- SOURCE EXCERPT -
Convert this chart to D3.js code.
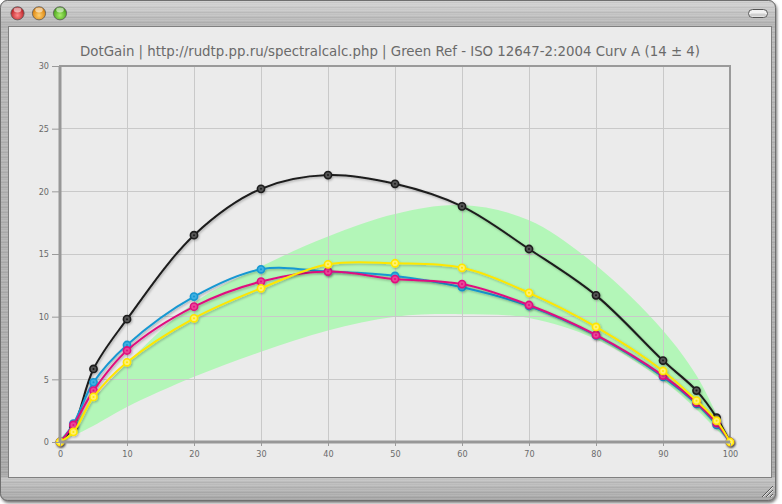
<!DOCTYPE html>
<html>
<head>
<meta charset="utf-8">
<script src="https://cdn.jsdelivr.net/npm/d3@7"></script>
<style>
  html, body { margin: 0; padding: 0; background: #ffffff; }
  svg { display: block; }
</style>
</head>
<body>
<svg id="chart" width="782" height="504"></svg>
<script>
// ---------- DATA ----------
const titleText = "DotGain | http://rudtp.pp.ru/spectralcalc.php | Green Ref - ISO 12647-2:2004 Curv A (14 \u00b1 4)";
const pct      = [0, 2, 5, 10, 20, 30, 40, 50, 60, 70, 80, 90, 95, 98, 100];
const cyan     = [0, 1.46, 4.76, 7.74, 11.6, 13.78, 13.6, 13.25, 12.35, 10.85, 8.5, 5.2, 3.05, 1.36, 0];
const magenta  = [0, 1.36, 4.1, 7.3, 10.8, 12.8, 13.6, 13.0, 12.6, 10.93, 8.54, 5.3, 3.14, 1.5, 0];
const yellow   = [0, 0.8, 3.6, 6.36, 9.87, 12.26, 14.18, 14.26, 13.9, 11.9, 9.18, 5.67, 3.3, 1.7, 0];
const black    = [0, 1.2, 5.83, 9.8, 16.5, 20.2, 21.3, 20.6, 18.8, 15.4, 11.7, 6.5, 4.1, 1.95, 0];
const bandUpper = [0.3, 1.4, 3.4, 6.3, 11.1, 14.0, 16.4, 18.2, 18.9, 17.7, 14.1, 8.9, 5.3, 2.2, 0];
const bandLower = [0, 0.5, 1.3, 2.8, 5.2, 7.2, 8.9, 10.0, 10.2, 9.9, 8.2, 4.9, 2.6, 1.0, 0];
const xTicks = [0, 10, 20, 30, 40, 50, 60, 70, 80, 90, 100];
const yTicks = [0, 5, 10, 15, 20, 25, 30];

// drawn in this order (black first, yellow on top)
const seriesDefs = [
  { name: "K", values: black,   color: "#1c1c1c", fill: "#555555" },
  { name: "C", values: cyan,    color: "#1698d2", fill: "#3fb0e2" },
  { name: "M", values: magenta, color: "#e0117f", fill: "#ea4598" },
  { name: "Y", values: yellow,  color: "#ffe600", fill: "#fff170" }
];

// ---------- SETUP ----------
const svg = d3.select("#chart");
const defs = svg.append("defs");

const mg = defs.append("linearGradient").attr("id", "metal").attr("x1", 0).attr("y1", 0).attr("x2", 0).attr("y2", 1);
mg.append("stop").attr("offset", "0%").attr("stop-color", "#c9c9c9");
mg.append("stop").attr("offset", "5%").attr("stop-color", "#b8b8b8");
mg.append("stop").attr("offset", "95%").attr("stop-color", "#a9a9a9");
mg.append("stop").attr("offset", "100%").attr("stop-color", "#9a9a9a");

const tb = defs.append("linearGradient").attr("id", "titlebar").attr("x1", 0).attr("y1", 0).attr("x2", 0).attr("y2", 1);
tb.append("stop").attr("offset", "0%").attr("stop-color", "#d4d4d4");
tb.append("stop").attr("offset", "100%").attr("stop-color", "#b0b0b0");

const bb = defs.append("linearGradient").attr("id", "bottombar").attr("x1", 0).attr("y1", 0).attr("x2", 0).attr("y2", 1);
bb.append("stop").attr("offset", "0%").attr("stop-color", "#c4c4c4");
bb.append("stop").attr("offset", "100%").attr("stop-color", "#a6a6a6");

const pat = defs.append("pattern").attr("id", "brush").attr("width", 8).attr("height", 5).attr("patternUnits", "userSpaceOnUse");
pat.append("rect").attr("x", 0).attr("y", 0).attr("width", 8).attr("height", 1).attr("fill", "#ffffff").attr("opacity", 0.12);
pat.append("rect").attr("x", 0).attr("y", 2).attr("width", 8).attr("height", 1).attr("fill", "#000000").attr("opacity", 0.05);
pat.append("rect").attr("x", 0).attr("y", 3).attr("width", 8).attr("height", 1).attr("fill", "#ffffff").attr("opacity", 0.07);

function ballGrad(id, c1, c2) {
  const g = defs.append("radialGradient").attr("id", id).attr("cx", "50%").attr("cy", "65%").attr("r", "60%");
  g.append("stop").attr("offset", "0%").attr("stop-color", c1);
  g.append("stop").attr("offset", "100%").attr("stop-color", c2);
}
ballGrad("gRed", "#ff8a8a", "#b3141a");
ballGrad("gOrange", "#ffd070", "#d77a00");
ballGrad("gGreen", "#a8ef6a", "#3f9a12");

const shadow = defs.append("filter").attr("id", "lineShadow").attr("x", "-5%").attr("y", "-5%").attr("width", "110%").attr("height", "115%");
shadow.append("feDropShadow").attr("dx", 1).attr("dy", 1.2).attr("stdDeviation", 0.8).attr("flood-color", "#000").attr("flood-opacity", 0.28);

const winShadow = defs.append("filter").attr("id", "winShadow").attr("x", "-2%").attr("y", "-2%").attr("width", "104%").attr("height", "104%");
winShadow.append("feDropShadow").attr("dx", 1).attr("dy", 2).attr("stdDeviation", 1.5).attr("flood-color", "#000").attr("flood-opacity", 0.55);

// ---------- WINDOW CHROME ----------
svg.append("rect").attr("x", 0.5).attr("y", 0.5).attr("width", 775).attr("height", 500).attr("rx", 7)
  .attr("fill", "url(#metal)").attr("stroke", "#7a7a7a").attr("filter", "url(#winShadow)");
svg.append("path").attr("d", "M0.5,27 V7.5 a7,7 0 0 1 7,-7 H768.5 a7,7 0 0 1 7,7 V27 Z").attr("fill", "url(#titlebar)");
svg.append("path").attr("d", "M0.5,477 H775.5 V493.5 a7,7 0 0 1 -7,7 H7.5 a7,7 0 0 1 -7,-7 Z").attr("fill", "url(#bottombar)");
svg.append("rect").attr("x", 1).attr("y", 1).attr("width", 774).attr("height", 499).attr("rx", 7).attr("fill", "url(#brush)");
svg.append("rect").attr("x", 0.5).attr("y", 0.5).attr("width", 775).attr("height", 500).attr("rx", 7)
  .attr("fill", "none").attr("stroke", "#6f6f6f");

[["gRed", 17.5], ["gOrange", 39], ["gGreen", 60]].forEach(([g, cx]) => {
  svg.append("circle").attr("cx", cx).attr("cy", 13.3).attr("r", 6.6).attr("fill", `url(#${g})`).attr("stroke", "#5a5a5a").attr("stroke-width", 0.8);
  svg.append("ellipse").attr("cx", cx).attr("cy", 10).attr("rx", 3.8).attr("ry", 2.4).attr("fill", "#ffffff").attr("opacity", 0.55);
});
svg.append("rect").attr("x", 748.5).attr("y", 9.5).attr("width", 19).attr("height", 8).attr("rx", 4)
  .attr("fill", "#f2f2f2").attr("stroke", "#555").attr("stroke-width", 1);
svg.append("rect").attr("x", 750).attr("y", 13.5).attr("width", 16).attr("height", 3).attr("rx", 1.5)
  .attr("fill", "#cfcfcf");

[0, 4, 8].forEach(o => {
  svg.append("line").attr("x1", 762 + o).attr("y1", 497).attr("x2", 773).attr("y2", 486 + o)
    .attr("stroke", "#555").attr("stroke-width", 1);
  svg.append("line").attr("x1", 763 + o).attr("y1", 497).attr("x2", 773).attr("y2", 487 + o)
    .attr("stroke", "#eee").attr("stroke-width", 0.8);
});

svg.append("rect").attr("x", 8.5).attr("y", 26.5).attr("width", 763).attr("height", 451)
  .attr("fill", "#ebebeb").attr("stroke", "#808080").attr("stroke-width", 1);

// ---------- CHART ----------
const x = d3.scaleLinear().domain([0, 100]).range([60, 730]);
const y = d3.scaleLinear().domain([0, 30]).range([442, 66]);

svg.append("text").attr("x", 390).attr("y", 56).attr("text-anchor", "middle")
  .attr("font-family", "DejaVu Sans Condensed, DejaVu Sans, sans-serif").attr("font-size", 13.5).attr("fill", "#6a6a6a")
  .attr("textLength", 620).attr("lengthAdjust", "spacingAndGlyphs")
  .text(titleText);

const plot = svg.append("g");

const area = d3.area().x((d, i) => x(pct[i])).y0((d, i) => y(bandLower[i])).y1((d, i) => y(bandUpper[i]))
  .curve(d3.curveCatmullRom.alpha(0.5));
plot.append("path").datum(pct).attr("d", area).attr("fill", "#b3f6b8");

plot.append("g").selectAll("line").data(xTicks.filter(v => v > 0 && v < 100)).join("line")
  .attr("x1", d => x(d)).attr("x2", d => x(d)).attr("y1", y(30)).attr("y2", y(0))
  .attr("stroke", "#c9c9c9").attr("stroke-width", 1).attr("shape-rendering", "crispEdges");
plot.append("g").selectAll("line").data(yTicks.filter(v => v > 0 && v < 30)).join("line")
  .attr("x1", x(0)).attr("x2", x(100)).attr("y1", d => y(d)).attr("y2", d => y(d))
  .attr("stroke", "#c9c9c9").attr("stroke-width", 1).attr("shape-rendering", "crispEdges");

plot.append("rect").attr("x", x(0)).attr("y", y(30)).attr("width", x(100) - x(0)).attr("height", y(0) - y(30))
  .attr("fill", "none").attr("stroke", "#9a9a9a").attr("stroke-width", 2);

const xAxis = d3.axisBottom(x).tickValues(xTicks).tickSize(5).tickPadding(4).tickFormat(d3.format("d"));
const gx = svg.append("g").attr("transform", `translate(0,${y(0)})`).call(xAxis);
const yAxis = d3.axisLeft(y).tickValues(yTicks).tickSize(8).tickPadding(3).tickFormat(d3.format("d"));
const gy = svg.append("g").attr("transform", `translate(${x(0)},0)`).call(yAxis);
[gx, gy].forEach(g => {
  g.select(".domain").attr("stroke", "#979797").attr("stroke-width", 3);
  g.selectAll(".tick line").attr("stroke", "#9a9a9a").attr("stroke-width", 1);
  g.selectAll(".tick text").attr("fill", "#6a6a6a").attr("font-size", 9)
    .attr("font-family", "DejaVu Sans Condensed, DejaVu Sans, sans-serif");
});
gx.select(".domain").attr("d", `M${x(0)},0H${x(100)}`);
gy.select(".domain").attr("d", `M0,${y(0)}V${y(30)}`);
gx.selectAll(".tick line").attr("y1", 1).attr("y2", 4);

const line = d3.line().x((d, i) => x(pct[i])).y(d => y(d)).curve(d3.curveCatmullRom.alpha(0.5));
seriesDefs.forEach(s => {
  const g = plot.append("g").attr("filter", "url(#lineShadow)");
  g.append("path").datum(s.values).attr("d", line).attr("fill", "none")
    .attr("stroke", s.color).attr("stroke-width", 2).attr("stroke-linejoin", "round");
  const pts = g.selectAll("g.pt").data(s.values.map((v, i) => [pct[i], v])).join("g").attr("class", "pt");
  pts.append("circle").attr("cx", d => x(d[0])).attr("cy", d => y(d[1])).attr("r", 3.6)
    .attr("fill", s.fill).attr("stroke", s.color).attr("stroke-width", 1.6);
  pts.append("circle").attr("cx", d => x(d[0])).attr("cy", d => y(d[1])).attr("r", 1)
    .attr("fill", s.color);
});
</script>
</body>
</html>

- WHAT IS REQUIRED -
What is the number of lines above that contain the string "this"? Answer with the number alone.

- EXERCISE ANSWER -
2